The GCC thus has chosen to establish what was once called a regular clergy, as distinct from a secular clergy—that is to say, something much closer to monks than to ministers. This was the core model for clergy in the old Celtic Church in Ireland, Wales, Brittany, and other Celtic nations, in the days before the Roman papacy imposed its rule on the lands of Europe’s far west.  Members of the Celtic clergy were monks first and foremost, living lives focused on service to the Divine rather than the needs of a congregation, and those who functioned as priests for local communities did so as a small portion of a monastic lifestyle that embraced many other dimensions.
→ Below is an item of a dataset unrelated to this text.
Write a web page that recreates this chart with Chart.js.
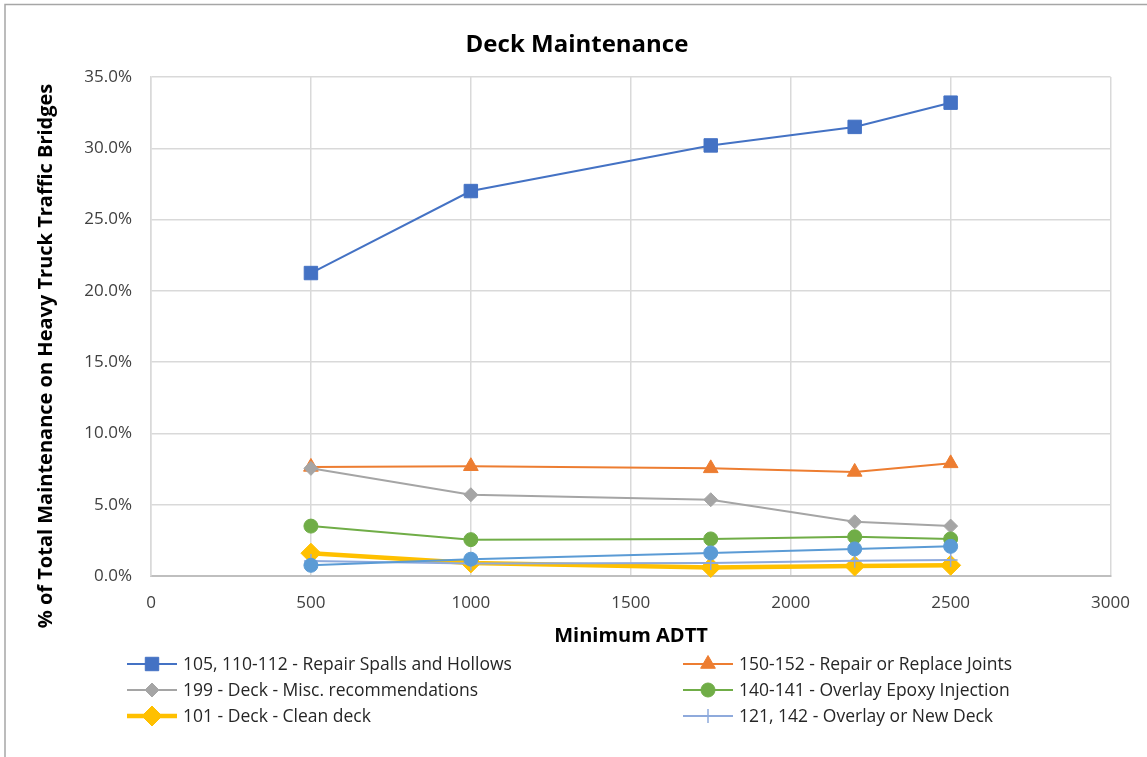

It has been suggested by scholars that the Celtic church’s monastic model of priesthood may well have been influenced by the traditions of the ancient Druids, who were still a living presence in Ireland, Wales, and elsewhere in the Celtic world at the time the Celtic Church first emerged there. Whether or not this is the case, that model is far more relevant to the modern Druid tradition than is the Protestant Christian model copied by so many alternative faiths nowadays.

The specific rules and disciplines of Christian monasticism are not relevant to a modern Druid tradition, to be sure, and a case could be made that many of them are no longer relevant to the modern world more generally. Still, there is certainly a need for men and women who are willing to embrace a new monasticism centered on a personal rule:  one in which the core principle of aligning the whole life with the spiritual dimensions of reality can express itself in forms relevant to the individual practitioner and the present age, in which a rich spiritual life supported by meaningful ceremonial and personal practice can readily coexist with whatever form of outward life is necessary or appropriate to each priest or priestess, and in which the practice of sacramental spirituality can be pursued apart from the various pathologies of political religion.

This concept, which the GCC terms “the Hermitage of the Heart,” is what the GCC offers to those members of AODA who are interested in following the path of a priest or priestess.  It is obviously not for everyone, but it is our belief and hope that many will find the path of the Gnostic Celtic Church relevant to their own lives.